Once around the deck
Twice around his neck
And up his arse for a stopper.

== Origin ==
It is possible that this song was inspired by an actual event, where a female convict (Charlotte Badger), sailing on the colonial brigantine Venus, persuaded members of the crew to commandeer the vessel, sailing from Port Dalrymple, Tasmania, (now part of George Town, Tasmania) in 1806.

Despite various reports, the ultimate fate of the Venus is unknown. This may have led to speculation by those left behind, with fantasies leading to the creation of this drinking song. One of the verses also refers to a 'Charlotte':

The captain's daughter Charlotte
Was born and bred a harlot
Her thighs at night
Were lily white
By morning they were scarlet.

== HMS Venus, RN ==
Five ships of the Royal Navy have borne the name between 1758 and 1972. The most recent was a destroyer launched in 1943, which was converted into a fast frigate in 1951, and served during the 1950s and 1960s. (She was a sister ship of HMS Troubridge, whose name inspired the fictional "HMS Troutbridge" in the long-running BBC radio comedy The Navy Lark of the same period).

== Recordings ==

Notable recordings include the Oscar Brand 1952 version (recording "Good Ship Venus" and "Friggin' In The Riggin" as separate songs), and the British punk band Sex Pistols, which appears on their Great Rock 'n' Roll Swindle album, and appears as the finale track in the film of the same name. Released as part of a double-A side, it reached No. 3 in the UK singles chart in 1979 and was the band's biggest-selling single.

When a ship was required in The Goon Show it was often named the "Good Ship Venus" or "HMS Venus", one of several references to dirty jokes the Goons managed to get past the 1950s BBC censors.

The American thrash metal band Anthrax covered the Sex Pistols' version, but with different lyrics. In 2006 Loudon Wainwright III recorded it on the compilation album Rogue's Gallery: Pirate Ballads, Sea Songs, and Chanteys. The American punk band Showcase Showdown also released a version of the song on a tribute to the Sex Pistols.

Serbian punk rock musician Toni Montano recorded a song to the tune of the Sex Pistols version, with lyrics in the Serbian language, entitled "Frigidna je bila" (although the lyrics had no relation to the original).

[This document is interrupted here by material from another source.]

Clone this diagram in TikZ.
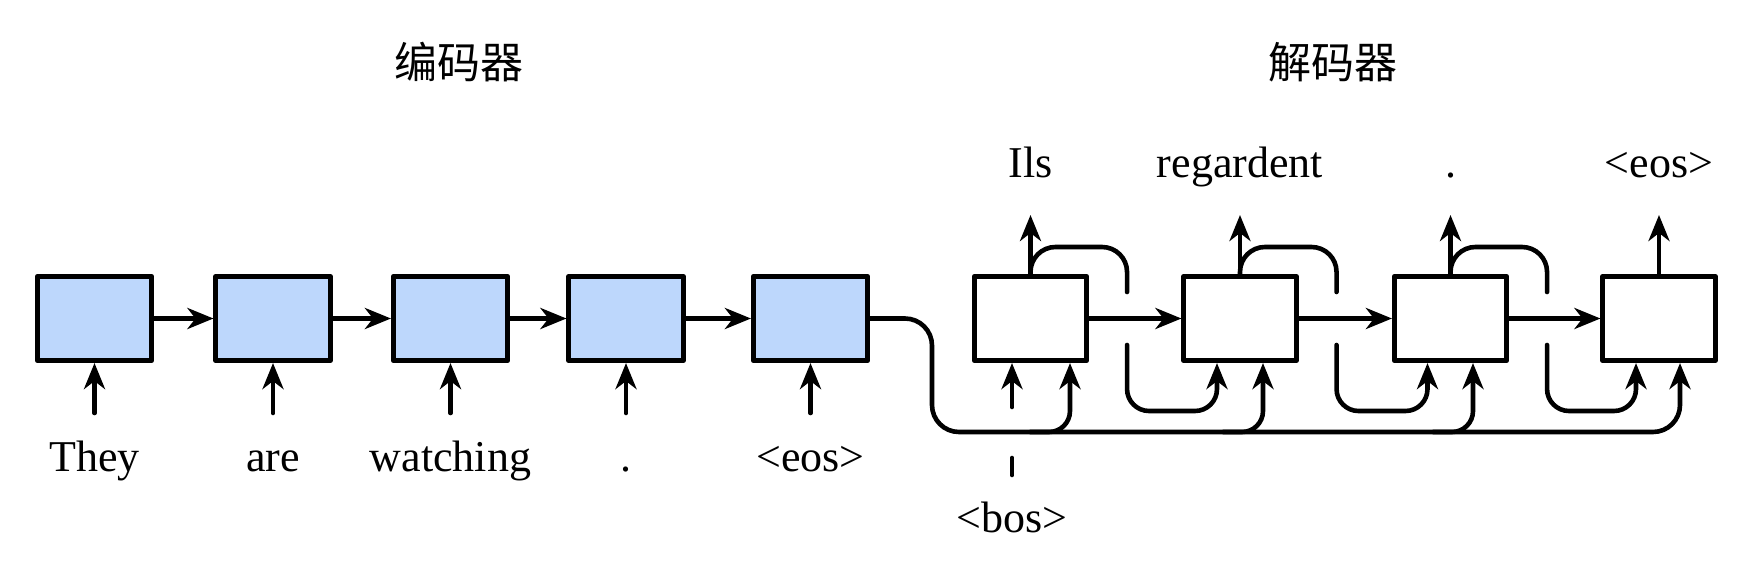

In Ken Russell's 2005 "Hot Pants Trilogy", "The Goodship Venus" short was billed as a musical trip around Cape Horn with "as horny a crew of sex-crazed sailors who ever sailed the seven seas." The trilogy received its world premiere at the Oldenburg Festival, Germany in September 2005.

== In popular culture ==
- The chorus from the Sex Pistols' version of the song was used in the opening titles of the Channel 4 situation comedy Captain Butler; minor variations to the words (in spoken form) were added, notably by the series' lead actor Craig Charles.
- A Royal Navy ship Venus is the setting of the film Carry On Jack.
- In the television series Man About the House, George Roper tried to teach his budgerigar 'Oscar' the song "On Board the Good Ship Venus" in the episode "One More for the Pot" (Season 6, Episode 2).
- Mentioned by Inspector Fowler in The Thin Blue Line episode "Rag Week" (Season 1, Episode 4). When explaining the ins and outs of relevant procedures, should one of his force "arrest the rugby team for using obscene language", he warned that the arresting police officer would find themselves "having to recite the lyrics of 'The Good Ship Venus'" - that is, will be asked to voice in court all the words said rugby team was using.